What is Gamma in options trading?
The Gamma of an option measures the rate of change/responsiveness of its delta with respect to a change in the underlying's price.
- It is the first derivative of the delta of an options contract. It is used to determine price movement relative to the amount the contract is in/out of the money. For example, a call option has a delta of 0.30. If its underlying increases by Re.1, its delta will change. Assuming delta to now be 0.50, its gamma is 0.20 (the change in delta)
- It is the second derivative of an option contract's price (premium) in relation to the price of the underlying.
- It is at its largest value when the option is near/at the money and is small when the option is deep/out of the money.
- Short positions have a negative gamma and long positions have a positive gamma value.
- The price of near at the money options is more responsive to price changes in the underlying:
If you’re an option buyer, a high gamma is good as long as your forecast is correct. As your option moves in the money, delta will approach 1 more rapidly.
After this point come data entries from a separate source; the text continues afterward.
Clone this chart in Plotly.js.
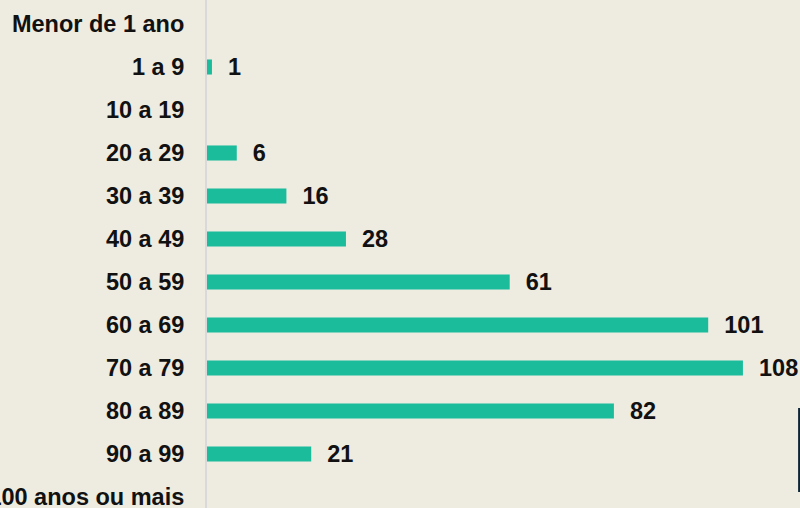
<!DOCTYPE html>
<html>
<head>
<meta charset="utf-8">
<script src="https://cdn.plot.ly/plotly-3.0.1.min.js"></script>
<style>html,body{margin:0;padding:0;background:#EEEBE0;}#chart{width:800px;height:508px;}</style>
</head>
<body>
<div id="chart"></div>
<script>
const categories = ["Menor de 1 ano","1 a 9","10 a 19","20 a 29","30 a 39","40 a 49","50 a 59","60 a 69","70 a 79","80 a 89","90 a 99","100 anos ou mais"];
const values = [0,1,0,6,16,28,61,101,108,82,21,0];
const labels = values.map(v => v ? "\u00A0\u00A0" + v : "");

const font = {family: "Arial, 'Liberation Sans', sans-serif", size: 23.5, color: "#111111", weight: "bold"};

const trace = {
  type: "bar",
  orientation: "h",
  x: values,
  y: categories,
  width: 0.35,
  marker: {color: "#1ABC9C"},
  text: labels,
  textposition: "outside",
  constraintext: "none",
  textfont: font,
  cliponaxis: false,
  hoverinfo: "none"
};

const layout = {
  width: 800, height: 508,
  margin: {l: 207, r: 0, t: 0, b: 0, pad: 0},
  paper_bgcolor: "#EEEBE0",
  plot_bgcolor: "#EEEBE0",
  showlegend: false,
  font: font,
  xaxis: {range: [0, 119.5], showgrid: false, zeroline: false, showticklabels: false, showline: false, fixedrange: true},
  yaxis: {
    type: "category",
    categoryorder: "array", categoryarray: categories,
    range: [11.256, -0.558],
    showgrid: false, zeroline: false,
    showline: true, linecolor: "#D9D9D9", linewidth: 2,
    ticks: "", ticklabelstandoff: 16,
    tickfont: font,
    automargin: false
  },
  shapes: [{type: "line", xref: "paper", yref: "paper", x0: 0.9985, x1: 0.9985, y0: 0.0315, y1: 0.197, line: {color: "#0D2536", width: 2}}]
};

Plotly.newPlot("chart", [trace], layout, {staticPlot: true, displayModeBar: false});
</script>
</body>
</html>
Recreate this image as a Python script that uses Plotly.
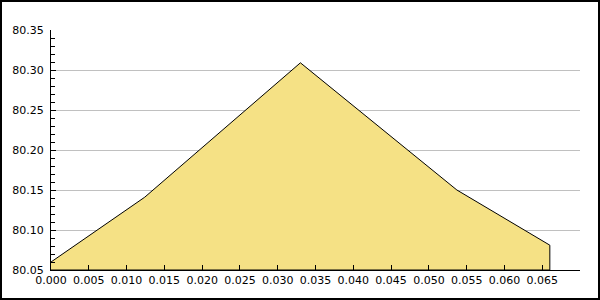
import plotly.graph_objects as go

x_vals = [0.0, 0.0124, 0.033, 0.0537, 0.066]
y_vals = [80.06, 80.141, 80.309, 80.15, 80.081]
x_range = [0.0, 0.06999]
y_range = [80.05, 80.35]

W, H = 600, 300
ML, MR, MT, MB = 51, 20, 30, 30
PW, PH = W - ML - MR, H - MT - MB

# closed polygon (area down to the x axis)
x_poly = x_vals + [x_vals[-1], x_vals[0]]
y_poly = y_vals + [y_range[0], y_range[0]]

fig = go.Figure()
fig.add_trace(go.Scatter(
    x=x_poly, y=y_poly, mode="lines", fill="toself",
    fillcolor="#F5E185", line=dict(color="black", width=1),
    hoverinfo="skip", showlegend=False,
))

font = dict(family="DejaVu Sans", size=11, color="black")
fig.update_layout(
    width=W, height=H,
    margin=dict(l=ML, r=MR, t=MT, b=MB, pad=0, autoexpand=False),
    paper_bgcolor="white", plot_bgcolor="white",
    font=font, showlegend=False,
    xaxis=dict(
        range=x_range, tick0=0, dtick=0.005, tickformat=".3f", automargin=False,
        showgrid=False, zeroline=False, showline=True, linecolor="black", linewidth=1,
        ticks="inside", ticklen=5, tickcolor="black", tickwidth=1,
        tickfont=font, fixedrange=True,
    ),
    yaxis=dict(
        range=y_range, tick0=80.05, dtick=0.05, tickformat=".2f", automargin=False,
        showgrid=True, gridcolor="#c0c0c0", gridwidth=1,
        zeroline=False, showline=True, linecolor="black", linewidth=1,
        ticks="inside", ticklen=5, tickcolor="black", tickwidth=1,
        minor=dict(dtick=0.01, ticks="inside", ticklen=4, tickcolor="black", showgrid=False),
        ticklabelstandoff=4,
        tickfont=font, fixedrange=True,
    ),
    shapes=[dict(
        type="rect", xref="paper", yref="paper",
        x0=(-ML + 1) / PW, x1=(PW + MR - 1) / PW,
        y0=(-MB + 1) / PH, y1=(PH + MT - 1) / PH,
        line=dict(color="black", width=2), fillcolor="rgba(0,0,0,0)", layer="above",
    )],
)

fig.write_html("out.html", config={"displayModeBar": False, "staticPlot": True})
However, if your forecast is wrong, it can result in delta rapidly falling.
If you’re an option seller, a high gamma is good as long as your forecast is correct. This is because the value of the sold option will lose value rapidly.
However, if your forecast is wrong, it can result in your position working against you faster if the sold option moves in the money.
Let’s look at the change in delta due to the effect of higher gamma for different strikes closer to expiry.
- At the money options have the highest gamma because their deltas are more sensitive/responsive to price changes in the underlying.
- Gamma falls as the option moves in the money or out of the money.